Intermediate

Detecting Sensitive Data in AI Systems

Detection is the core capability of any DLP system. For AI, detection must operate across multiple points: user inputs, model outputs, training pipelines, and stored artifacts.

Detection Points in AI Systems

Detection PointWhat to ScanDetection Method
Input scanningUser prompts, API requests, uploaded filesReal-time pattern matching, NER
Output scanningModel responses, generated contentContent analysis, PII detection
Training data scanningDatasets before ingestion into training pipelinesBatch scanning, sampling
Model artifact scanningModel weights for memorized contentExtraction testing, membership inference
Log scanningApplication and audit logsPattern matching, anomaly detection

Detection Techniques

Pattern-Based Detection

  • Regular expressions: Match structured patterns like SSNs, credit card numbers, phone numbers
  • Keyword lists: Match against lists of sensitive terms, project names, or classified labels
  • Data fingerprinting: Create hashes of known sensitive documents and match against AI content

ML-Based Detection

  • Named Entity Recognition (NER): Identify names, addresses, organizations in unstructured text
  • Custom classifiers: Train models to detect domain-specific sensitive content
  • Contextual analysis: Assess whether detected entities are used in a sensitive context

Real-Time vs Batch Detection

  • Real-time: Scan inputs and outputs as they flow through AI APIs.
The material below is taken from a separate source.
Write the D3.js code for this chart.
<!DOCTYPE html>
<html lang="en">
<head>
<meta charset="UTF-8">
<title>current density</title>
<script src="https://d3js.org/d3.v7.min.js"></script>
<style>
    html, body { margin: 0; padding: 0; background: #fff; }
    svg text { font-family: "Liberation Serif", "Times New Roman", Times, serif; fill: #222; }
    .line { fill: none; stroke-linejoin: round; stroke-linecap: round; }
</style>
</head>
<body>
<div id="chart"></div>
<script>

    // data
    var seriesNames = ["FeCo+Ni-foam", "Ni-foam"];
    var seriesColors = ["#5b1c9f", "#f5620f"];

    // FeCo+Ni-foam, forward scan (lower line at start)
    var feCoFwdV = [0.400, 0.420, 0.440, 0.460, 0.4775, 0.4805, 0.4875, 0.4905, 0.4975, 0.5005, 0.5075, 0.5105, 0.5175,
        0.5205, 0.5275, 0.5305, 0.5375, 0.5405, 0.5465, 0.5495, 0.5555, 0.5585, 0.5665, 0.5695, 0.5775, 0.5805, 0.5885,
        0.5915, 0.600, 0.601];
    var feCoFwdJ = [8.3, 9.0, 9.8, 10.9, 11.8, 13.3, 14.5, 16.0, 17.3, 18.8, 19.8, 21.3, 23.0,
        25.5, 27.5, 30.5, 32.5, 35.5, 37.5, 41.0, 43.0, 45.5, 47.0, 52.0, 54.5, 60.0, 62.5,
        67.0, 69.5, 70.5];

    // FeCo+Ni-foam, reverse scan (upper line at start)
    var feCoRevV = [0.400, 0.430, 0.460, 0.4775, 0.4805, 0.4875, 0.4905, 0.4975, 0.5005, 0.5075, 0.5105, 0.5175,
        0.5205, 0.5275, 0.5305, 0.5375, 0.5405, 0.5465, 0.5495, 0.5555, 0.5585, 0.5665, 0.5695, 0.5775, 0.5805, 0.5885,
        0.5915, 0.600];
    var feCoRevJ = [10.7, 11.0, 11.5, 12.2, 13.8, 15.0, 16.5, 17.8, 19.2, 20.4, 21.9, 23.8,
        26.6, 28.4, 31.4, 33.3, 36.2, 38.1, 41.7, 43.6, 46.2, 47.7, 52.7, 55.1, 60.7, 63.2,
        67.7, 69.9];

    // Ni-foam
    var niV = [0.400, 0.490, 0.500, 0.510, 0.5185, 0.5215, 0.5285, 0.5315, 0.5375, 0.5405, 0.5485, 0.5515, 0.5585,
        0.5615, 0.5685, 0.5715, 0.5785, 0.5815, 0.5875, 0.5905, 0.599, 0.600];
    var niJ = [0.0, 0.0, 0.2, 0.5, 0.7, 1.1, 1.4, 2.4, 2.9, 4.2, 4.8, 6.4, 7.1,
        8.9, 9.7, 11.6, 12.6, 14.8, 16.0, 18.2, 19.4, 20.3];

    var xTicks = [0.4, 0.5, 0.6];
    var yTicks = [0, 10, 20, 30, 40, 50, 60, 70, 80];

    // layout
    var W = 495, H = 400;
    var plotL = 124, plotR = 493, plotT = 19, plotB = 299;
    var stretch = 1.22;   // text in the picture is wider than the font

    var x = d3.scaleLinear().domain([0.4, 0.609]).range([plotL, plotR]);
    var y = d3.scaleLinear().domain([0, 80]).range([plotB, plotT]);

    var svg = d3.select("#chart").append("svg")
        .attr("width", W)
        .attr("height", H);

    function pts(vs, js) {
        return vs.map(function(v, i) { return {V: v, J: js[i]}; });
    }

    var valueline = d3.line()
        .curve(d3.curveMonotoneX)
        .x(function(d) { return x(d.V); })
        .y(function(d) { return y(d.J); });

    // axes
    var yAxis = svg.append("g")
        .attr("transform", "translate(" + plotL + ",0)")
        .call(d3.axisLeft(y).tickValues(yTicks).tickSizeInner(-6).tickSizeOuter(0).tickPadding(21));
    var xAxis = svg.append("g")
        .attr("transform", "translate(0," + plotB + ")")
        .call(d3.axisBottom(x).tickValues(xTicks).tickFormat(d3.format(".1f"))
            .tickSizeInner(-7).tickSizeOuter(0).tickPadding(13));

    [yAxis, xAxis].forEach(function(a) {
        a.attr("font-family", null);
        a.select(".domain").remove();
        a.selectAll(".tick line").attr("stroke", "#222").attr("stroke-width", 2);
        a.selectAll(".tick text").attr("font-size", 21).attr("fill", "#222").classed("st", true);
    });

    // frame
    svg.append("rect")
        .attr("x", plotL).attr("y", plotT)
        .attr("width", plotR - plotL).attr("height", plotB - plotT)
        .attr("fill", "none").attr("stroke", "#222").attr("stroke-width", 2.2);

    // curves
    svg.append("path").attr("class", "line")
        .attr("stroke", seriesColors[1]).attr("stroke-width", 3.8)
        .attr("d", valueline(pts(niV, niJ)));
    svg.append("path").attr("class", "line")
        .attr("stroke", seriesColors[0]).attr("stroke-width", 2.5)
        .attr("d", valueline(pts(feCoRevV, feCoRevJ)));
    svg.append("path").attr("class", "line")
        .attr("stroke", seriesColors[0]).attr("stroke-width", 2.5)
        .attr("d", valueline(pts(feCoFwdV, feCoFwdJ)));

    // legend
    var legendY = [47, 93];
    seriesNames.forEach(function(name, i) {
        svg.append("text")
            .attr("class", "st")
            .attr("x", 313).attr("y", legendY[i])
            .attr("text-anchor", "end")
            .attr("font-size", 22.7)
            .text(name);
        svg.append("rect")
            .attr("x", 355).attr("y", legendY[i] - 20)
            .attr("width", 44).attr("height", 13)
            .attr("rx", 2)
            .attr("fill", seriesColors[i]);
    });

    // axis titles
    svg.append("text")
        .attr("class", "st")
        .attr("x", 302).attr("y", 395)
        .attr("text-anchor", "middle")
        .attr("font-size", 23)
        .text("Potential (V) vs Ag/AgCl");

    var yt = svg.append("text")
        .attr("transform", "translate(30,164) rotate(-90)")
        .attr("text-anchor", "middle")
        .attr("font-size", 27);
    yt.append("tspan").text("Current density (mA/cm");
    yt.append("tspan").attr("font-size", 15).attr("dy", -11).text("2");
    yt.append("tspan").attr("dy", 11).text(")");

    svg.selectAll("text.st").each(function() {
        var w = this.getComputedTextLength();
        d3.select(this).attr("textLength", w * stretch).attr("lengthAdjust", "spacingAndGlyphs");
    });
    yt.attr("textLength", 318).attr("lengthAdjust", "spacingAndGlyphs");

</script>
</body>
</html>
Essential for preventing immediate data exposure but adds latency.
  • Batch: Periodically scan training datasets, model outputs, and logs. Suitable for large-volume historical analysis.
  • Hybrid: Use real-time scanning for high-risk endpoints and batch scanning for comprehensive coverage.
False positives: DLP detection in AI systems generates more false positives than traditional DLP because AI outputs are creative and varied. Tune detection rules carefully and implement review workflows for flagged content.
Layered detection: Use pattern matching as the first fast filter, then apply ML-based analysis for context-aware detection. This reduces false positives while maintaining comprehensive coverage.